The Thinning of Thinness: Susan Palwick’s The Necessary Beggar
Of the many useful terms suggested by John Clute in The Encyclopedia of Fantasy, perhaps the most useful is the idea of ‘thinning.’ Clute sees certain archetypal patterns frequently recurring in fantastic fiction and thinning’s a part of that. It is the lessening that afflicts threatened fantasylands, a type of diminishment. It’s the fading of magic, the passing of the great old order. Sometimes, eventually, the greatness of the past is restored, though perhaps in a different form.

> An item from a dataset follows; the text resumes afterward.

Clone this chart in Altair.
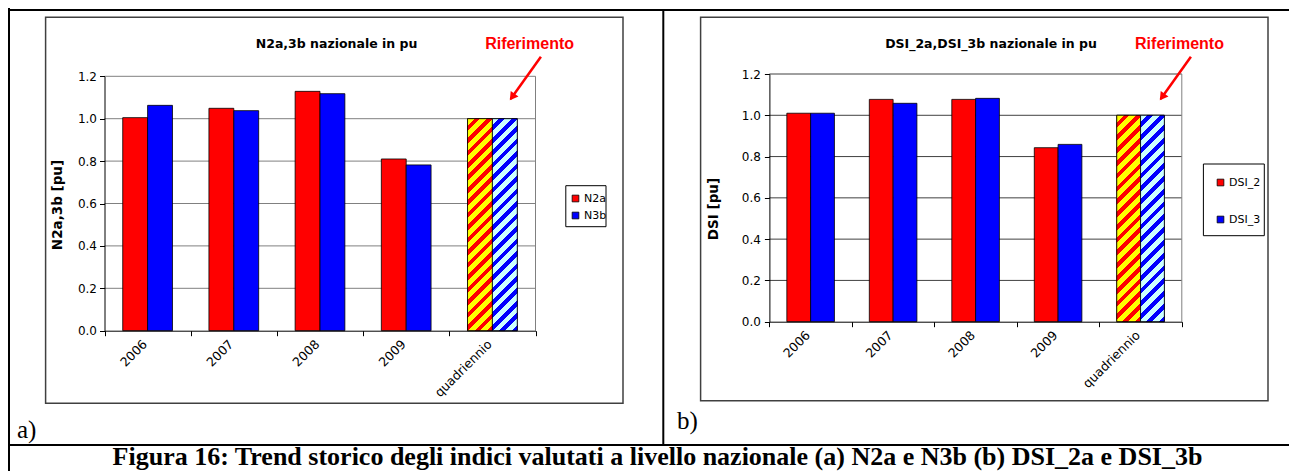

Archetypes by their nature are constantly taking on new guises. I found an intriguing example of the thinning-and-recovery motif of fantasy in Susan Palwick’s 2005 YA-ish novel, The Necessary Beggar. Her second novel, it won an Alex Award, awarded by the American Library Association to books written for adults, but with “special appeal” to teens; her first novel, 1993’s Flying in Place, won the Crawford Award for Best First Fantasy Novel. In 2007, Palwick published her third novel, Shelter, as well as a collection of short fiction, The Fate of Mice. 2013 saw the publication of her most recent book, Mending the Moon.

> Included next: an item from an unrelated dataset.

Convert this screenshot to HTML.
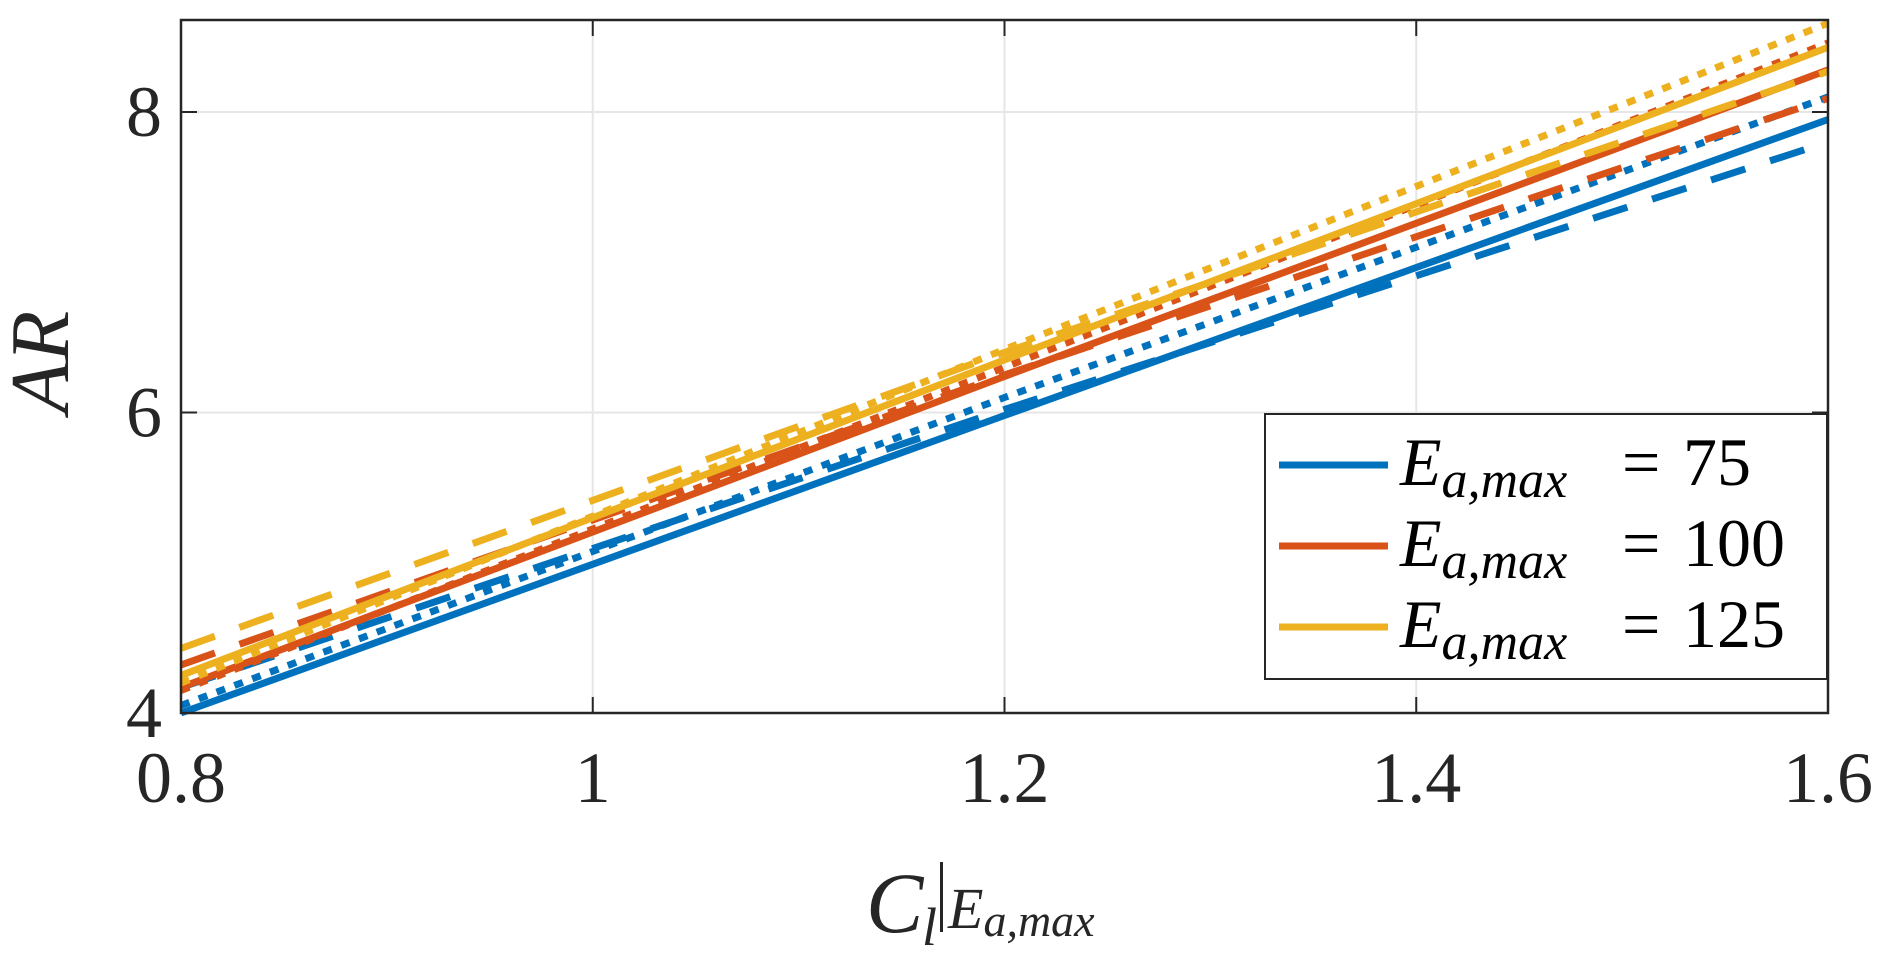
<!DOCTYPE html>
<html><head><meta charset="utf-8"><style>
body{margin:0;background:#fff;}
svg{display:block;font-family:"Liberation Serif",serif;}
</style></head><body>
<svg id="chart" width="1892" height="954">
<g id="grid"></g>
<g id="series"></g>
<g id="axes"></g>
<text x="68" y="362" font-size="84" font-style="italic" fill="#262626" text-anchor="middle" transform="rotate(-90 68 362)">AR</text>
<g fill="#262626">
<text x="866" y="932" font-size="86" font-style="italic">C</text>
<text x="922" y="945" font-size="54" font-style="italic">l</text>
<rect x="940" y="862" width="3" height="70"/>
<text x="948" y="928" font-size="58" font-style="italic">E<tspan font-size="46" dy="8">a,max</tspan></text>
</g>
<g id="legend"></g>
</svg>
<script>
const xs = [0.8, 1.2, 1.6];
const seriesNames = ["75-solid","75-dashed","75-dotted","100-solid","100-dashed","100-dotted","125-solid","125-dashed","125-dotted"];
const blueSolid = [4.00, 5.98, 7.95];
const blueDashed = [4.17, 6.02, 7.80];
const blueDotted = [4.05, 6.10, 8.10];
const redSolid = [4.17, 6.24, 8.28];
const redDashed = [4.32, 6.25, 8.09];
const redDotted = [4.15, 6.30, 8.46];
const yellowSolid = [4.25, 6.35, 8.43];
const yellowDashed = [4.43, 6.40, 8.27];
const yellowDotted = [4.20, 6.42, 8.59];
const xTicks = [0.8, 1, 1.2, 1.4, 1.6];
const xTickLabels = ["0.8","1","1.2","1.4","1.6"];
const yTicks = [4, 6, 8];
const yTickLabels = ["4","6","8"];
const legendLabels = ["75","100","125"];

const L=181,R=1828,T=20,B=713;
const X0=0.8,X1=1.6,Y0=4,Y1=4+(B-T)/150.25;
const sx=v=>L+(v-X0)/(X1-X0)*(R-L);
const sy=v=>B-(v-Y0)/(Y1-Y0)*(B-T);
const NS="http://www.w3.org/2000/svg";
function mk(tag,attrs,parent){const e=document.createElementNS(NS,tag);for(const k in attrs)e.setAttribute(k,attrs[k]);parent.appendChild(e);return e;}
const grid=document.getElementById('grid'),ser=document.getElementById('series'),ax=document.getElementById('axes'),leg=document.getElementById('legend');
xTicks.forEach((t,i)=>{
 if(i>0&&i<xTicks.length-1){const g=mk('line',{x1:sx(t),x2:sx(t),y1:T,y2:B,stroke:'#e6e6e6','stroke-width':2},grid);
 
 }
 const tk=mk('path',{d:`M${sx(t)},${B}v-16M${sx(t)},${T}v16`,stroke:'#262626','stroke-width':2},ax);
 
 
 const tx=mk('text',{x:sx(t),y:802,'font-size':72,fill:'#262626','text-anchor':'middle'},ax);tx.textContent=xTickLabels[i];
 
 
});
yTicks.forEach((t,i)=>{
 if(i>0){const g=mk('line',{x1:L,x2:R,y1:sy(t),y2:sy(t),stroke:'#e6e6e6','stroke-width':2},grid);
 
 }
 const tk=mk('path',{d:`M${L},${sy(t)}h16M${R},${sy(t)}h-16`,stroke:'#262626','stroke-width':2},ax);
 
 
 const tx=mk('text',{x:162,y:sy(t)+24,'font-size':72,fill:'#262626','text-anchor':'end'},ax);tx.textContent=yTickLabels[i];
 
 
});
const box=mk('rect',{x:L,y:T,width:R-L,height:B-T,fill:'none',stroke:'#262626','stroke-width':2.5},ax);


const colors=['#0072BD','#D95319','#EDB120'];
const dashes={solid:'',dashed:'36,26',dotted:'9,10'};
const data=[blueSolid,blueDashed,blueDotted,redSolid,redDashed,redDotted,yellowSolid,yellowDashed,yellowDotted];
data.forEach((vals,i)=>{
 const c=colors[Math.floor(i/3)],st=['solid','dashed','dotted'][i%3];
 const d=vals.map((v,j)=>(j?'L':'M')+sx(xs[j])+','+sy(v)).join('');
 const p=mk('path',{d,fill:'none',stroke:c,'stroke-width':7,'stroke-dasharray':dashes[st]},ser);
 
 
});
const lb=mk('rect',{x:1265,y:414,width:562,height:265,fill:'#fff',stroke:'#262626','stroke-width':2},leg);


legendLabels.forEach((lab,i)=>{
 const y=465+i*81;
 const g=mk('g',{},leg);
 
 
 mk('line',{x1:1279,x2:1388,y1:y,y2:y,stroke:colors[i],'stroke-width':7},g);
 const t=mk('text',{x:1400,y:y+20,'font-size':68,fill:'#000'},g);
 t.innerHTML='<tspan font-style="italic">E</tspan><tspan font-style="italic" font-size="52" dy="12">a,max</tspan>';
 const eq=mk('text',{x:1622,y:y+20,'font-size':68,fill:'#000'},g);
 eq.textContent='=';
 const n=mk('text',{x:1683,y:y+20,'font-size':68,fill:'#000'},g);
 n.textContent=lab;
});
</script>
</body></html>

The Necessary Beggar is an interesting exploration of thinning because it literalises and inverts the whole idea. It follows a family exiled from their home in the (relatively) magical land of Gandiffri after one of them is convicted of murder. They’re sent through a dimensional portal, ending up in this world, in Nevada in the not-too-distant future. They’re held in a refugee camp for a while, but eventually manage to leave the camp and try to make a new life in America.